Excerpts from the interview:

“There is a fairly clean dividing line between the Robin Hobb voice and the Megan Lindholm voice in my writing, so when I get a story idea I can immediately tell which voice is the better fit. If I'm approached to contribute to an anthology with a theme I'll say, 'I don't have any Robin Hobb stories related to that, but I do have some Megan Lindholm stories.' And they say, 'Oh, that's all right....' They want the Robin Hobb name on the story. But the whole point of establishing a different name for this different voice was to let readers know what to expect. For me, switching the names would be a big cheat -- like putting 'Raisin Bran' on the outside of a cornflakes box. When my British editions say 'by Megan Lindholm, who also writes as Robin Hobb,' that makes the distinction nicely. It says this is a Megan Lindholm book.

*

“The feedback on Shaman's Crossing has been, 'This is a good book, but there's a lot of world-building and a lot of description.' Well, in the first book of a trilogy there's bound to be quite a bit of that. And they're talking about predestination (because in this world your birth order determines what you do with your life), and the idea of loyalty and duty, and what happens when the idea of doing what is right takes you into conflict with maintaining loyalties that you've grown up with. Maybe I keep coming back to that because I see a lot of it in our world -- what people expect of you, as opposed to what is absolutely the right thing to do.

“The new trilogy is set in an entirely different type of world than the Farseer books. Some people consider it a major risk if you step away from the medieval setting in a fantasy. If you set it in our world right now, or in China or ancient Egypt, or at a time when Earth had steam engines and gunpowder, a lot of readers will say, 'Well, that's not really fantasy -- it's not what I was looking for.' But I've set this series in a time where the edge of real technology is making its way in, so there are cannons, and gas pipes leading into some of the buildings, and the beginnings of thought about steam engines.
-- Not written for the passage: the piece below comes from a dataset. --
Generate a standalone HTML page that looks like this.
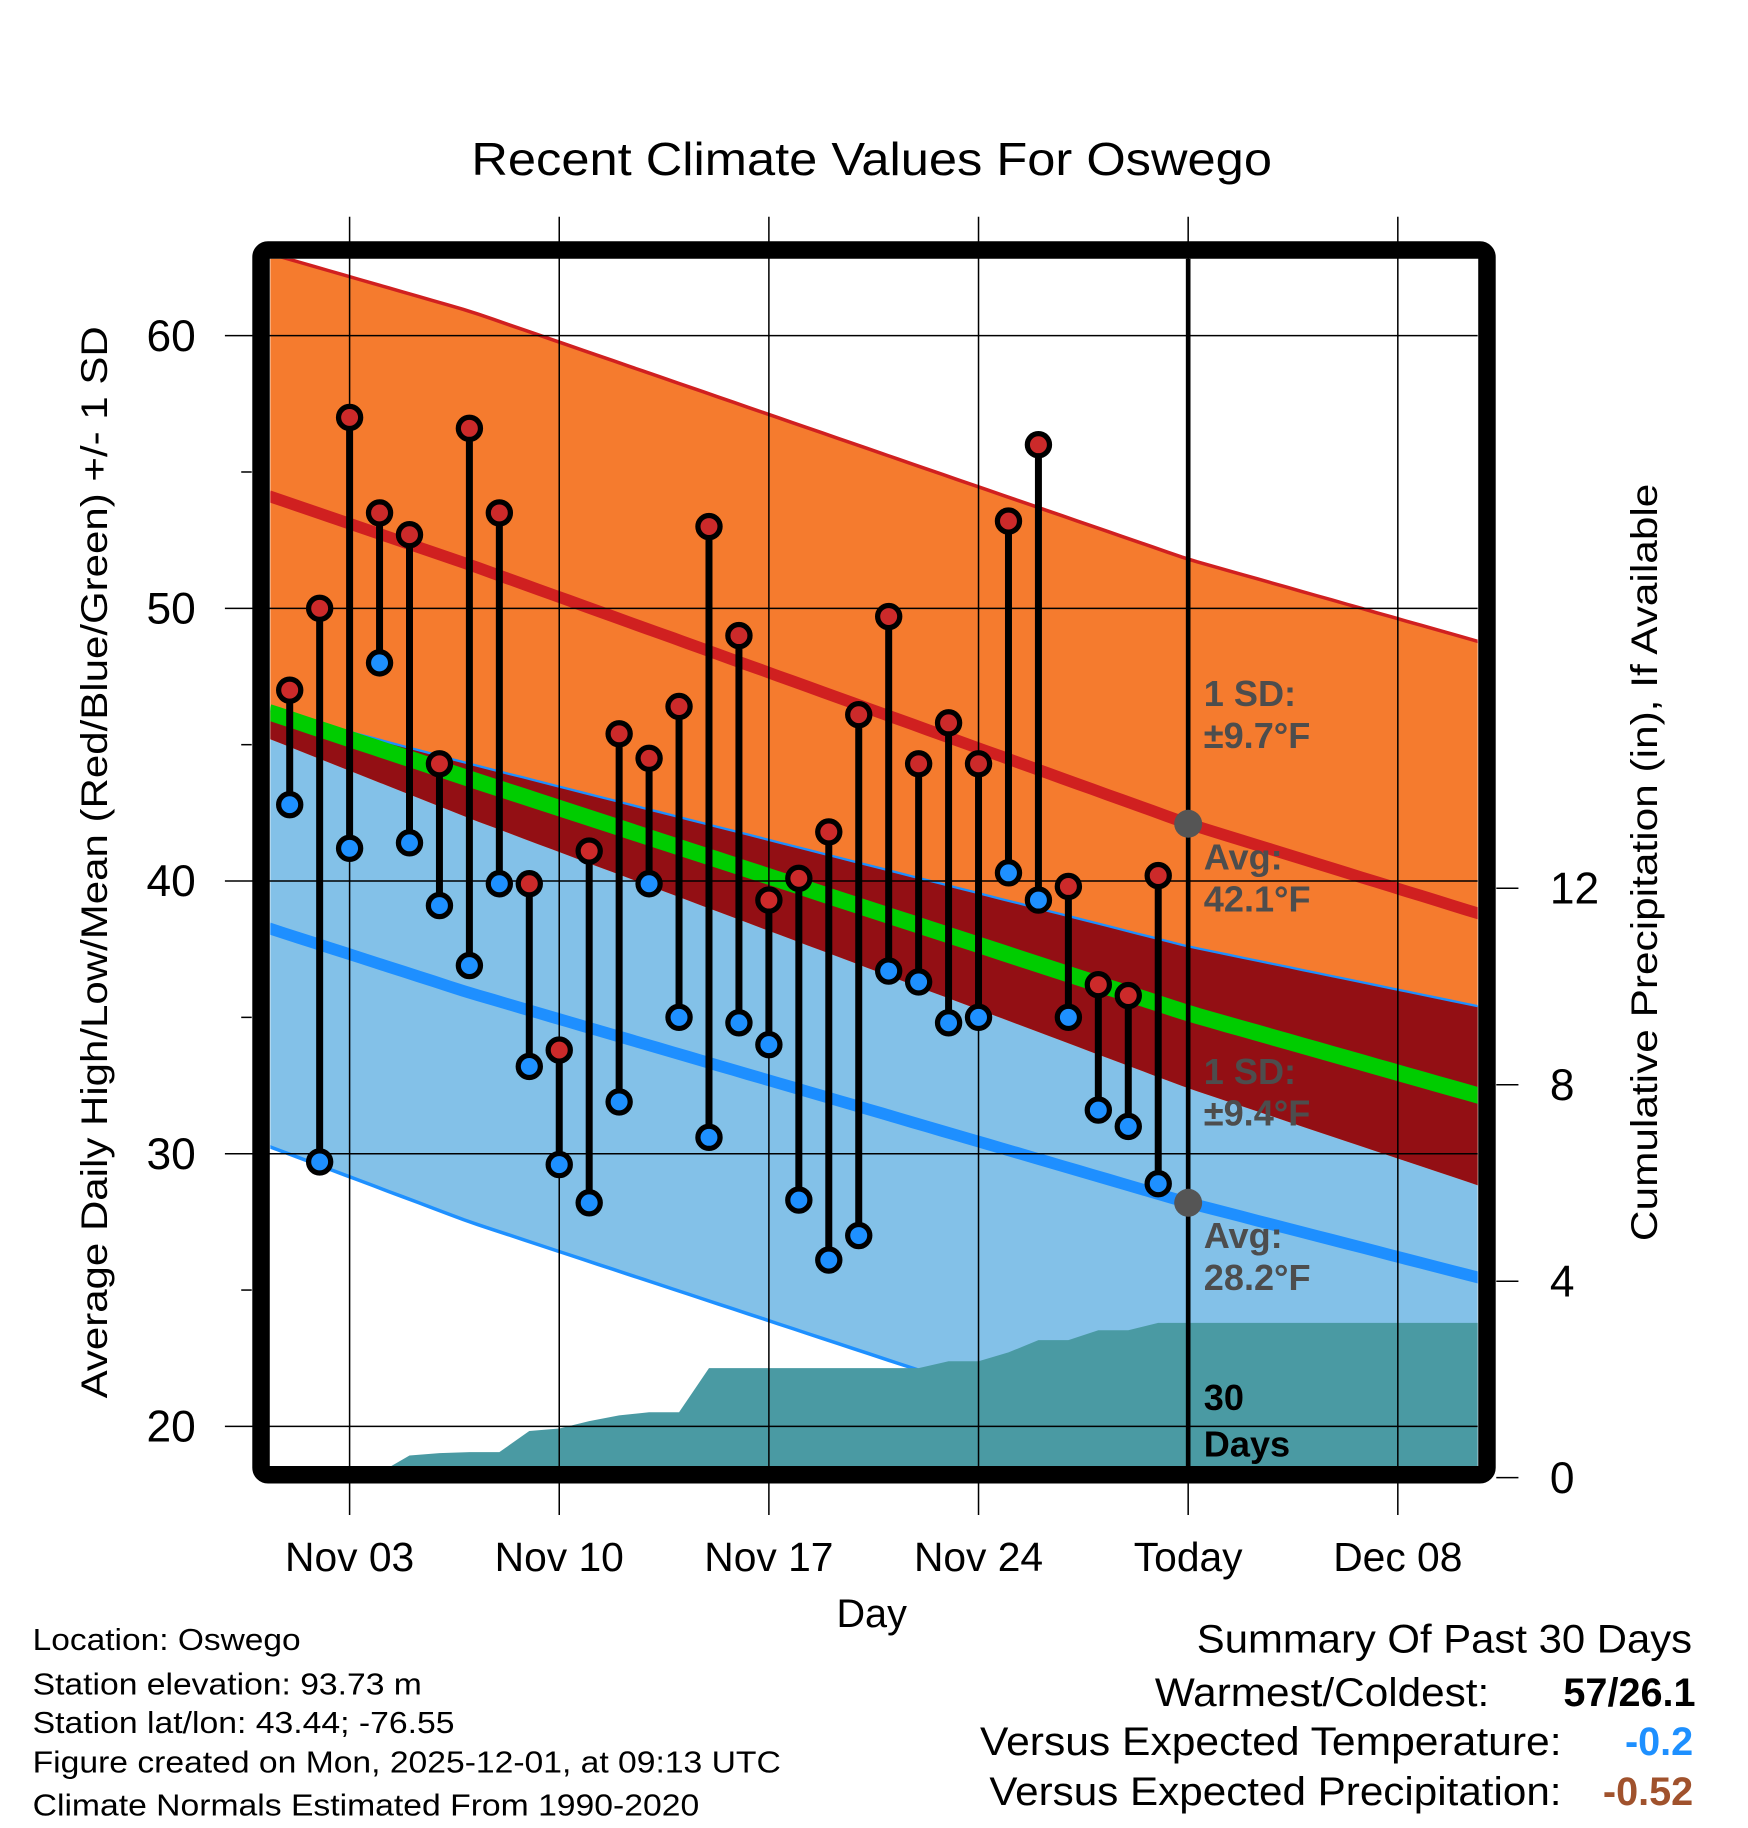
<!DOCTYPE html>
<html><head><meta charset="utf-8"><style>
html,body{margin:0;padding:0;background:#fff;}
svg{display:block;font-family:"Liberation Sans",sans-serif;}
</style></head><body>
<svg id="chart" width="1748" height="1828" viewBox="0 0 1500 1568.6" xmlns="http://www.w3.org/2000/svg">
<defs><clipPath id="plotclip"><rect x="232" y="222" width="1036" height="1036"/></clipPath></defs>
<g id="bands" clip-path="url(#plotclip)"></g>
<g id="precip"></g>
<g id="grid"></g>
<g id="marks"></g>
<g id="annot"></g>
<rect x="224" y="214.5" width="1052" height="1051" rx="6" fill="none" stroke="#000" stroke-width="15"/>
<text x="748" y="150" font-size="40" text-anchor="middle" textLength="687" lengthAdjust="spacingAndGlyphs">Recent Climate Values For Oswego</text>
<text transform="translate(92,740) rotate(-90)" font-size="32" text-anchor="middle" textLength="920" lengthAdjust="spacingAndGlyphs">Average Daily High/Low/Mean (Red/Blue/Green) +/- 1 SD</text>
<text transform="translate(1422,740) rotate(-90)" font-size="32" text-anchor="middle" textLength="650" lengthAdjust="spacingAndGlyphs">Cumulative Precipitation (in), If Available</text>
<text x="748" y="1396" font-size="34" text-anchor="middle">Day</text>
<g font-size="26">
<text x="28" y="1416" textLength="230" lengthAdjust="spacingAndGlyphs">Location: Oswego</text>
<text x="28" y="1454" textLength="334" lengthAdjust="spacingAndGlyphs">Station elevation: 93.73 m</text>
<text x="28" y="1487" textLength="362" lengthAdjust="spacingAndGlyphs">Station lat/lon: 43.44; -76.55</text>
<text x="28" y="1521" textLength="642" lengthAdjust="spacingAndGlyphs">Figure created on Mon, 2025-12-01, at 09:13 UTC</text>
<text x="28" y="1558" textLength="572" lengthAdjust="spacingAndGlyphs">Climate Normals Estimated From 1990-2020</text>
</g>
<g font-size="34">
<text x="1027" y="1418" textLength="425" lengthAdjust="spacingAndGlyphs">Summary Of Past 30 Days</text>
<text x="991" y="1464" textLength="287" lengthAdjust="spacingAndGlyphs">Warmest/Coldest:</text>
<text x="1455" y="1464" text-anchor="end" font-weight="bold">57/26.1</text>
<text x="841" y="1506" textLength="499" lengthAdjust="spacingAndGlyphs">Versus Expected Temperature:</text>
<text x="1453" y="1506" text-anchor="end" font-weight="bold" fill="#1e90ff">-0.2</text>
<text x="849" y="1549" textLength="491" lengthAdjust="spacingAndGlyphs">Versus Expected Precipitation:</text>
<text x="1453" y="1549" text-anchor="end" font-weight="bold" fill="#a0522d">-0.52</text>
</g>
</svg>
<script>
const highs=[47.0,50.0,57.0,53.5,52.7,44.3,56.6,53.5,39.9,33.8,41.1,45.4,44.5,46.4,53.0,49.0,39.3,40.1,41.8,46.1,49.7,44.3,45.8,44.3,53.2,56.0,39.8,36.2,35.8,40.2];
const lows=[42.8,29.7,41.2,48.0,41.4,39.1,36.9,39.9,33.2,29.6,28.2,31.9,39.9,35.0,30.6,34.8,34.0,28.3,26.1,27.0,36.7,36.3,34.8,35.0,40.3,39.3,35.0,31.6,31.0,28.9];
const precipCum=[0,0,0,0.1,0.45,0.5,0.52,0.52,0.95,1.0,1.15,1.27,1.33,1.33,2.23,2.23,2.23,2.23,2.23,2.23,2.23,2.23,2.37,2.37,2.55,2.8,2.8,3.0,3.0,3.15,3.15];
const normDays=[-0.65,6,30,40.6];
const normHigh=[54.1,51.6,42.1,38.5];
const sdHigh=[8.9,9.3,9.7,10.0];
const normLow=[38.25,35.9,28.2,25.2];
const sdLow=[8.0,8.4,9.4,10.0];
const yTicks=[20,30,40,50,60];
const y2Ticks=[0,4,8,12];
const xTickDays=[2,9,16,23,30,37];
const xTickLabels=["Nov 03","Nov 10","Nov 17","Nov 24","Today","Dec 08"];

const NS="http://www.w3.org/2000/svg";
const X0=232,X1=1268,Y0=222,Y1=1258;
const xd=d=>248.6+25.7*d;
const yv=v=>288+(60-v)*23.4;
const yp=p=>1268-42.15*p;
function mk(tag,attrs,parent){const e=document.createElementNS(NS,tag);for(const k in attrs)e.setAttribute(k,attrs[k]);parent.appendChild(e);return e;}
function interp(arr,d){for(let i=0;i<normDays.length-1;i++){if(d<=normDays[i+1]||i==normDays.length-2){const t=(d-normDays[i])/(normDays[i+1]-normDays[i]);return arr[i]+t*(arr[i+1]-arr[i]);}}}
const dStart=-0.7,dEnd=40.7;const samples=[];for(let d=dStart;d<=dEnd+0.001;d+=0.5)samples.push(Math.min(d,dEnd));
const ser=f=>samples.map(d=>[xd(d),yv(f(d))]);
const hiU=ser(d=>interp(normHigh,d)+interp(sdHigh,d)),hiL=ser(d=>interp(normHigh,d)-interp(sdHigh,d));
const loU=ser(d=>interp(normLow,d)+interp(sdLow,d)),loL=ser(d=>interp(normLow,d)-interp(sdLow,d));
const hiA=ser(d=>interp(normHigh,d)),loA=ser(d=>interp(normLow,d)),mA=ser(d=>(interp(normHigh,d)+interp(normLow,d))/2);
const pts=a=>a.map(p=>p[0].toFixed(1)+","+p[1].toFixed(1)).join(" ");
const band=(u,l)=>pts(u)+" "+pts(l.slice().reverse());
const bands=document.getElementById('bands');
let e;
e=mk('polygon',{points:band(loU,loL),fill:'#83c1e8'},bands);


e=mk('polygon',{points:band(hiU,hiL),fill:'#f57b2e'},bands);


e=mk('polygon',{points:band(loU,hiL),fill:'#930f14'},bands);


e=mk('polyline',{points:pts(hiU),fill:'none',stroke:'#d02020','stroke-width':3},bands);


e=mk('polyline',{points:pts(loU),fill:'none',stroke:'#1e90ff','stroke-width':2},bands);


e=mk('polyline',{points:pts(loL),fill:'none',stroke:'#1e90ff','stroke-width':3},bands);


e=mk('polyline',{points:pts(hiA),fill:'none',stroke:'#d02020','stroke-width':10},bands);


e=mk('polyline',{points:pts(loA),fill:'none',stroke:'#1e8fff','stroke-width':10},bands);


e=mk('polyline',{points:pts(mA),fill:'none',stroke:'#00cc00','stroke-width':14},bands);


const grid=document.getElementById('grid');
// precip
const pr=document.getElementById('precip');
let pp=[[X0,yp(0)]];precipCum.forEach((v,i)=>pp.push([xd(i),yp(v)]));pp.push([X1,yp(precipCum[precipCum.length-1])]);
let ps=pts(pp)+" "+X1+","+Y1+" "+X0+","+Y1;
e=mk('polygon',{points:ps,fill:'#4a9aa3'},pr);


// grid
yTicks.forEach(v=>{const y=yv(v);
 e=mk('line',{x1:193,x2:X1,y1:y,y2:y,stroke:'#000','stroke-width':1.3},grid);
 
 
 e=mk('text',{x:168,y:y+13,'font-size':38,'text-anchor':'end'},grid);e.textContent=v;
 
 
 if(v<60){e=mk('line',{x1:207,x2:216,y1:yv(v+5),y2:yv(v+5),stroke:'#000','stroke-width':1.3},grid);
 
 }
});
y2Ticks.forEach(v=>{const y=yp(v);
 e=mk('line',{x1:1284,x2:1303,y1:y,y2:y,stroke:'#000','stroke-width':1.3},grid);
 
 
 e=mk('text',{x:1330,y:y+13,'font-size':38},grid);e.textContent=v;
 
 
});
xTickDays.forEach((d,i)=>{const x=xd(d);
 e=mk('line',{x1:x,x2:x,y1:186,y2:1300,stroke:'#000','stroke-width':1.3},grid);
 
 
 e=mk('text',{x:x,y:1348,'font-size':35,'text-anchor':'middle'},grid);e.textContent=xTickLabels[i];
 
 
});
e=mk('line',{x1:xd(30),x2:xd(30),y1:Y0,y2:Y1,stroke:'#000','stroke-width':4},grid);


// marks
const mg=document.getElementById('marks');
highs.forEach((h,i)=>{const x=xd(i);
 e=mk('line',{x1:x,x2:x,y1:yv(h),y2:yv(lows[i]),stroke:'#000','stroke-width':6},mg);
 
 
});
highs.forEach((h,i)=>{const x=xd(i);
 e=mk('circle',{cx:x,cy:yv(h),r:9.5,fill:'#cc2a2a',stroke:'#000','stroke-width':4.5},mg);
 
 
 e=mk('circle',{cx:x,cy:yv(lows[i]),r:9.5,fill:'#1e90ff',stroke:'#000','stroke-width':4.5},mg);
 
 
});
// annotations
const an=document.getElementById('annot');
e=mk('circle',{cx:xd(30),cy:yv(interp(normHigh,30)),r:12,fill:'#555'},an);


e=mk('circle',{cx:xd(30),cy:yv(interp(normLow,30)),r:12,fill:'#555'},an);


const labs=[["1 SD:",606,"#4d4d4d"],["±9.7°F",642,"#4d4d4d"],["Avg:",746,"#4d4d4d"],["42.1°F",782,"#4d4d4d"],["1 SD:",930,"#4d4d4d"],["±9.4°F",966,"#4d4d4d"],["Avg:",1071,"#4d4d4d"],["28.2°F",1107,"#4d4d4d"],["30",1210,"#000"],["Days",1250,"#000"]];
labs.forEach(l=>{e=mk('text',{x:1033,y:l[1],'font-size':31,'font-weight':'bold',fill:l[2]},an);e.textContent=l[0];
 
 
});
</script>
</body></html>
“At the same time, it's the story of a conquest by one people over another. I did my very best to make this not the American West, not Native Americans, not the expansion of the Thirteen Colonies. If someone thinks it is, I could stand on my soapbox and rant that the reader 'got it wrong,' but if that's what the reader got from it then that's the story I told someone. Ultimately, I don't think the reader can get it wrong. It's like trying to talk to somebody who says, 'Your story didn't work for me.' No matter how much you argue that they should have enjoyed it, you're just going to make yourself look silly.”

*

“It's not magic if everybody can do it. If you write a novel where everybody could snap their fingers and light a fire, it becomes the commonplace technology. The inversion of 'any sufficiently advanced technology is magic' would be 'any sufficiently common magic is technology.' If the people in your fantasy world are using it enough that they're aware of it, they regard it very differently from how we would regard somebody who actually could pull rabbits out of a hat or snap his fingers and start a fire. We would be amazed by that. But if you've heard that someone in the next town, or everybody in one of the eastern states, can do that, then when they come to town it's something you'll go to see but you're not as frightened or amazed by it. When the trapeze artists come to town we don't think, 'Oh, that's magic!' We think, 'They really trained for that, and that runs in their family.'”

*

“I don't know if I'm going to go back to the Farseer universe. If I get a really good idea I will. There were characters I really enjoyed working with. After I finished the Ships trilogy, Fitz's voice kept taking me over (even when I was writing e-mails!), so I went right on and picked up the story of Fitz and the Fool in The Tawny Man trilogy. I'm never going to say absolutely that I've finished their story; I've learned my lesson. But I really think I've finished it. Right now I am pretty excited about Nevare, where he's going and what I'm doing with him in the new trilogy.”